JOB
Using the material below, copy every line where "this" appears.

RECORDS FOR PROCESSING
+--

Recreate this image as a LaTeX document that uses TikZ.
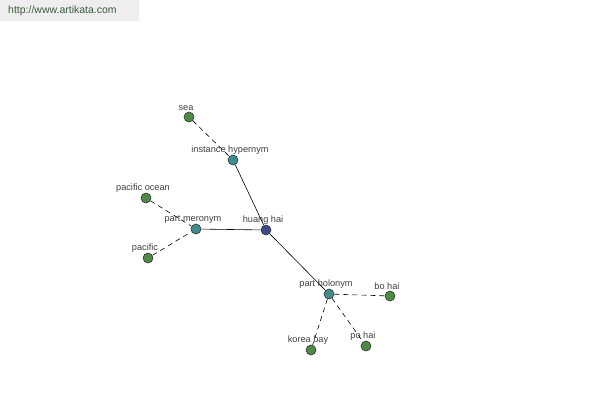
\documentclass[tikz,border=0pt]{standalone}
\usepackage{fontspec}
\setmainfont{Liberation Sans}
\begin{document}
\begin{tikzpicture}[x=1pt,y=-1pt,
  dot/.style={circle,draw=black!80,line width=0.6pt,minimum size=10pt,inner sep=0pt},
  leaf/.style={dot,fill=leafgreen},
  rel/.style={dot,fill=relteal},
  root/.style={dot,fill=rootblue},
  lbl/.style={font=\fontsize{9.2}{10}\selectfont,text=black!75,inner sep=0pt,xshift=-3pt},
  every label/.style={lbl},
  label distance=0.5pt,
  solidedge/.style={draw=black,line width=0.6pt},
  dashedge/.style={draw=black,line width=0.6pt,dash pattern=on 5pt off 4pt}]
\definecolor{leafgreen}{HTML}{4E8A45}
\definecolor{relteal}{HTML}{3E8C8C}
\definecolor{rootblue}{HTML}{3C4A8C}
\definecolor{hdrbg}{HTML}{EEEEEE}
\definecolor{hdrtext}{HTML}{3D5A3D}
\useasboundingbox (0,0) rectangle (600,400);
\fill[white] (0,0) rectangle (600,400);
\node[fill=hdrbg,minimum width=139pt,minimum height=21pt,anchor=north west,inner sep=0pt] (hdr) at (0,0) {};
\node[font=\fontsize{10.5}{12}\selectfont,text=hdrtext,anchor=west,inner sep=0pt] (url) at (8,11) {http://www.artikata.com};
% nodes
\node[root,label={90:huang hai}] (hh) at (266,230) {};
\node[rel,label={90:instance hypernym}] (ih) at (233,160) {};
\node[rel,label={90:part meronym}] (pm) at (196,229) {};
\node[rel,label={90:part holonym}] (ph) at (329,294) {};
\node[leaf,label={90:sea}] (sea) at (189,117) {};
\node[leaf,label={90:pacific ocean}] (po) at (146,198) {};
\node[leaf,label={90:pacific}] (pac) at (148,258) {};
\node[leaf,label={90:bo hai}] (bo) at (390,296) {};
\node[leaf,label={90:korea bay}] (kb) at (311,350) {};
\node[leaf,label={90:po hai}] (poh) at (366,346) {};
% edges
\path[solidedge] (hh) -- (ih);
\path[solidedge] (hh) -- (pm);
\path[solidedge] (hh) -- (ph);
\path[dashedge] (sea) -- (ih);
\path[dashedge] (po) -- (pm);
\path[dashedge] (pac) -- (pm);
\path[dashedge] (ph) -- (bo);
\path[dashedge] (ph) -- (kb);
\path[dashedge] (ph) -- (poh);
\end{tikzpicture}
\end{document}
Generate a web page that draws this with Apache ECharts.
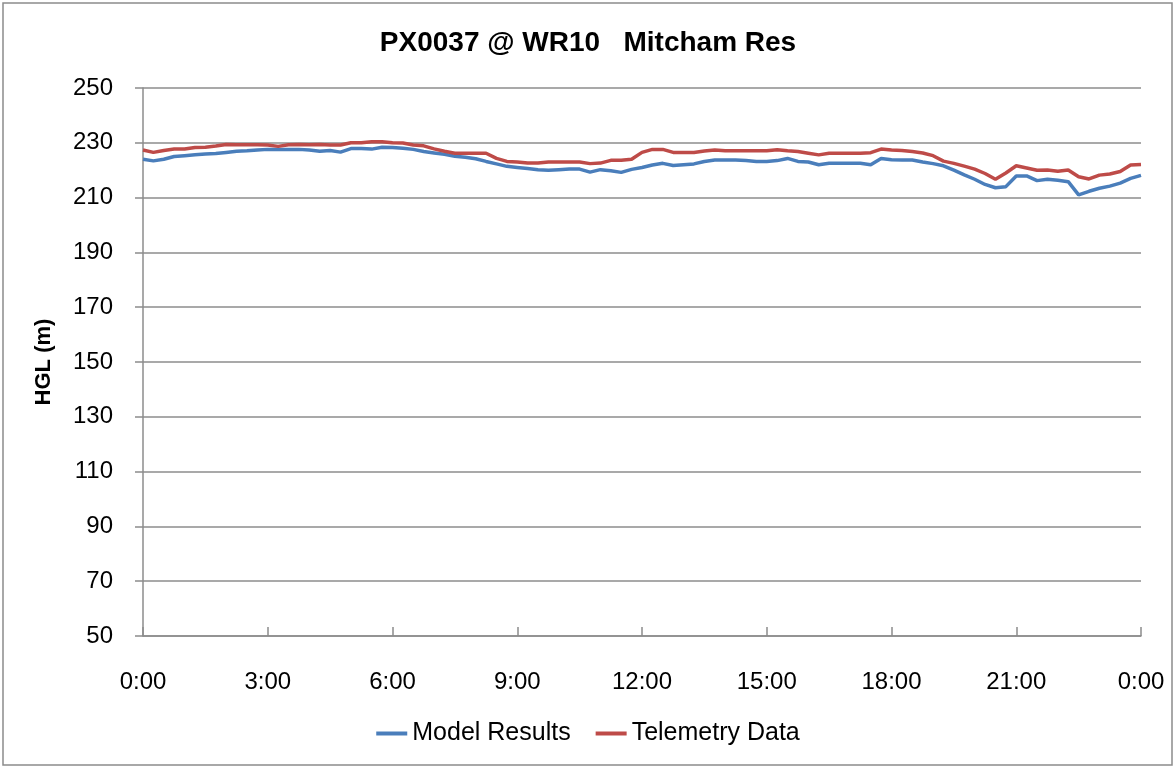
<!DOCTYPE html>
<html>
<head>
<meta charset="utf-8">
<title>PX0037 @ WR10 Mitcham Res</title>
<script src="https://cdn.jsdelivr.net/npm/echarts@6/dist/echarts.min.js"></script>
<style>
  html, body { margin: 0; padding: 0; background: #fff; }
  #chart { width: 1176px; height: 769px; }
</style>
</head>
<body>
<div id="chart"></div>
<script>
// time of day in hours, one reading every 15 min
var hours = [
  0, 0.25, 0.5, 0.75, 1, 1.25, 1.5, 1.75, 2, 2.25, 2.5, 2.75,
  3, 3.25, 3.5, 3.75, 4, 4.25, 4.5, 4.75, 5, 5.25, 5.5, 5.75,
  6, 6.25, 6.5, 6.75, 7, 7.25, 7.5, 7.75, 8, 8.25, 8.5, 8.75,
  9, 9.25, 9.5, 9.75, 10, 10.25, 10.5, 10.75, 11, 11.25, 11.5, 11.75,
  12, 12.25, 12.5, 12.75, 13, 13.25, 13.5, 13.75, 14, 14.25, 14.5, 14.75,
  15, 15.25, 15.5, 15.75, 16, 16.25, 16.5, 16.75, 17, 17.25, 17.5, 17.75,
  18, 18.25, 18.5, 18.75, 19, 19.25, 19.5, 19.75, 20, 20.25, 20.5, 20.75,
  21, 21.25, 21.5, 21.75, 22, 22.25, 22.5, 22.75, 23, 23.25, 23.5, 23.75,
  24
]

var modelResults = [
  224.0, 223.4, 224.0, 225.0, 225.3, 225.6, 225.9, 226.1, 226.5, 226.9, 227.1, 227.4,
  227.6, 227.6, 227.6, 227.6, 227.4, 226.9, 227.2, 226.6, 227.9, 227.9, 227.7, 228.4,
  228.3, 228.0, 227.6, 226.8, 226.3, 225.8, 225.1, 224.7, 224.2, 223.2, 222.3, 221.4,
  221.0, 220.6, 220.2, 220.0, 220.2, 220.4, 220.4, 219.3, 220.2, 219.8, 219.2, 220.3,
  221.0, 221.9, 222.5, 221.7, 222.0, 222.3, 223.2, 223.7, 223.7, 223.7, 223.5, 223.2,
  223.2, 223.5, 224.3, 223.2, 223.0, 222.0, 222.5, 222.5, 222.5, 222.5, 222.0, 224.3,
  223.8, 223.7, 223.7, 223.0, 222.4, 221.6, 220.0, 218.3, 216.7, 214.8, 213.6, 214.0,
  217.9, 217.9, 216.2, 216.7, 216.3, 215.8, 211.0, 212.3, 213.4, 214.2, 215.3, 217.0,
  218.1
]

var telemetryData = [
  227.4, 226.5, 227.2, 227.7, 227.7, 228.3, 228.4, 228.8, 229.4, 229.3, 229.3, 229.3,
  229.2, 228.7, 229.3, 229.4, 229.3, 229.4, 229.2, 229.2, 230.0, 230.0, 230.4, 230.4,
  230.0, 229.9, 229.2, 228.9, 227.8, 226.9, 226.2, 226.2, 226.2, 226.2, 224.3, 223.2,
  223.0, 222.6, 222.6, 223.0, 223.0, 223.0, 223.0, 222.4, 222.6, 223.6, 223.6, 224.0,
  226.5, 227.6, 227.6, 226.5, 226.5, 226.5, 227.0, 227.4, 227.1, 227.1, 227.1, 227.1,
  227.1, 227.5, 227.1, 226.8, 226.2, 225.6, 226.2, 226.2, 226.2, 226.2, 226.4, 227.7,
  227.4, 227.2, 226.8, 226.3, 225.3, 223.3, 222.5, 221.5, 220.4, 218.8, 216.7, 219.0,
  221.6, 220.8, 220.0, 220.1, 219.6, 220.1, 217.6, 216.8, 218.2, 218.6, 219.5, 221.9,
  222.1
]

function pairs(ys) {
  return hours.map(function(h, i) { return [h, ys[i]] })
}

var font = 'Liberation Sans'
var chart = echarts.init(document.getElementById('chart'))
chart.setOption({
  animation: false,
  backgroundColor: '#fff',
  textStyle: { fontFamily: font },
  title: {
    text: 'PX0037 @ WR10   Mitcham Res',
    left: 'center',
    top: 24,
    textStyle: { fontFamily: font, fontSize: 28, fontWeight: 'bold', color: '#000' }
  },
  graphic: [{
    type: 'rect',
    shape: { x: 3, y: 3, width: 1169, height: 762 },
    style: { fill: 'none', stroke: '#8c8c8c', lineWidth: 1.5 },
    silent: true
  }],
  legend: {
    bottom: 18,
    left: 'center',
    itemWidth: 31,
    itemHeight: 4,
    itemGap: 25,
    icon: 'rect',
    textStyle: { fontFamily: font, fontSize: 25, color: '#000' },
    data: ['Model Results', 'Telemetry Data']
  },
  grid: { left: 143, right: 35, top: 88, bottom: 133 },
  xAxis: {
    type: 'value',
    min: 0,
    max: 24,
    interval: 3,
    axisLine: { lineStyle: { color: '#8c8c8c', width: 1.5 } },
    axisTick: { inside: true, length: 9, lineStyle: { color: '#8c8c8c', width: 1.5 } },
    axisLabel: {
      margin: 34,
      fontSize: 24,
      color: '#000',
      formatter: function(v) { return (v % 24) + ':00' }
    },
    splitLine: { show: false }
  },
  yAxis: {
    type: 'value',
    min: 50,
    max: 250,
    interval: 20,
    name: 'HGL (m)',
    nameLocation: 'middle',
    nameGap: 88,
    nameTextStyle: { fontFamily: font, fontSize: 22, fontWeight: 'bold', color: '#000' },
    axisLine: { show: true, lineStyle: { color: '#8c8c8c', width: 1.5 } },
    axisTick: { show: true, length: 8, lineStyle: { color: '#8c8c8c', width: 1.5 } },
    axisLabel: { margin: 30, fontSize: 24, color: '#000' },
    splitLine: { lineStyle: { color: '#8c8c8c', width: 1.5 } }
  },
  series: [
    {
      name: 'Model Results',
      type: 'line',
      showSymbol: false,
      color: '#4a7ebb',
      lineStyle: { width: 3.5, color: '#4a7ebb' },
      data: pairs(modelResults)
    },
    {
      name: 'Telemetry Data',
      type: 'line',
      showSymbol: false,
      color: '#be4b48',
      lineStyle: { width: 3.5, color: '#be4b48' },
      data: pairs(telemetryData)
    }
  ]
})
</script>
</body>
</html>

+--

THE SOLUTION
Recreate this image as a LaTeX document that uses TikZ.
Generate a web page that draws this with Apache ECharts.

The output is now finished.